When is the appropriate time (for a category 2 woman) to sleep with a man?  I took an unscientific straw poll of my male friends prior to penning this blog and almost all the men believed that the best time was whenever the woman was ready, but preferably sooner rather than later—-generally within the first two months of dating.  But when I asked the men whether they were always prepared to commit to (i.e., date exclusively) the woman during this time, the general consensus was—no.  So if a woman almost always develops an emotional bond to a man once she has sex with him, and if a man isn’t willing to commit to a woman in the time frame that he expects to have sex with her, then how do we reconcile this?

Ever wonder why Michelle seems to have gone stark crazy over Sean even when Sean is not her boyfriend/husband? She calls him 100 times for the day, she slashes his tires and keys his car because Sean hasn’t returned her calls; she is standing outside his home screaming profanities to express her anger at the way she was treated.  99 times out of 100, whether she recognizes it or not, Michelle’s heightened frustration is because she has slept with Sean.  Herein lies the sex conundrum!

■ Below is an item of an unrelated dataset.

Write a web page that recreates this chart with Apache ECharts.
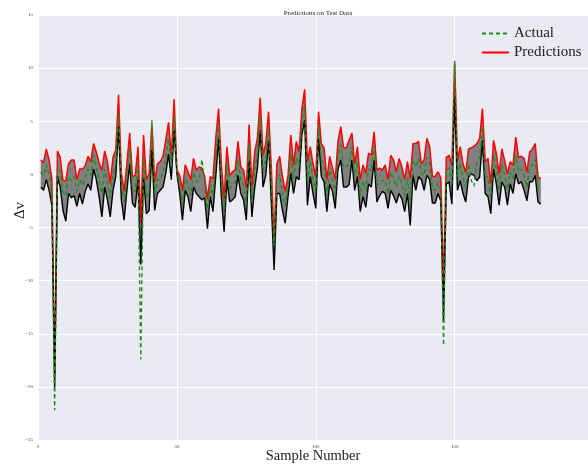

This problem can be rectified with a few simple steps.  Women should refrain from sleeping with men until they have had a discussion with their sexual partner and feel comfortable that he will embrace the emotional desires that will emerge once she has slept with him.  In other words, women must recognize and become honest with the additional demands they will likely place on their partner after they have sex with them.  I am not condoning the act of dangling sex in front of a man’s face like a carrot in order to get what she wants.  But it is important for men and women to recognize the depth of emotion that sex has on a woman (and sometimes men as well) and both parties must be prepared to handle the change that will inevitably come if a commitment is not established before sex occurs.

Within one to two months of meeting a woman most men aren’t prepared to answer the question, “where is this going and what are your epxectations” (and I doubt that a woman can be sure of her answer within this time frame as well).  Therefore, the best solution to this unidentified problem is…….wait for it…….women should wait until they have a clear understanding as to the expectations and goals of  a man prior to sleeping with him and men should start thinking about their own expectations of  a woman as they contemplate the idea of getting the woman into bed.  Men and women have sex too early in their “relationship”.  What is the requisite amount of time that a man should wait and a woman should hold out?  As long as Sean is unsure of how to answer the question “where is this going and what are your expectations” Michelle should refrain from sleeping with him because she will quickly become weary of Sean’s inability to answer that question once she sleeps with him.  On the flip side, men should not provide a woman with a false hope of something more than sex simply to get a woman into bed.  Her heart is attached to her body, so if he wants her body he must be prepared to take her heart as well.  A man should consider his desire to sleep with a woman in conjunction with his desire (or lack thereof) to commit to her.

The new-age concept of “friends with benefits” is a fallacy for a woman.  Maybe it’s time to revive the days when a man wrote a note asking “do you want to go steady? check the box” before he expects a woman to sleep with him.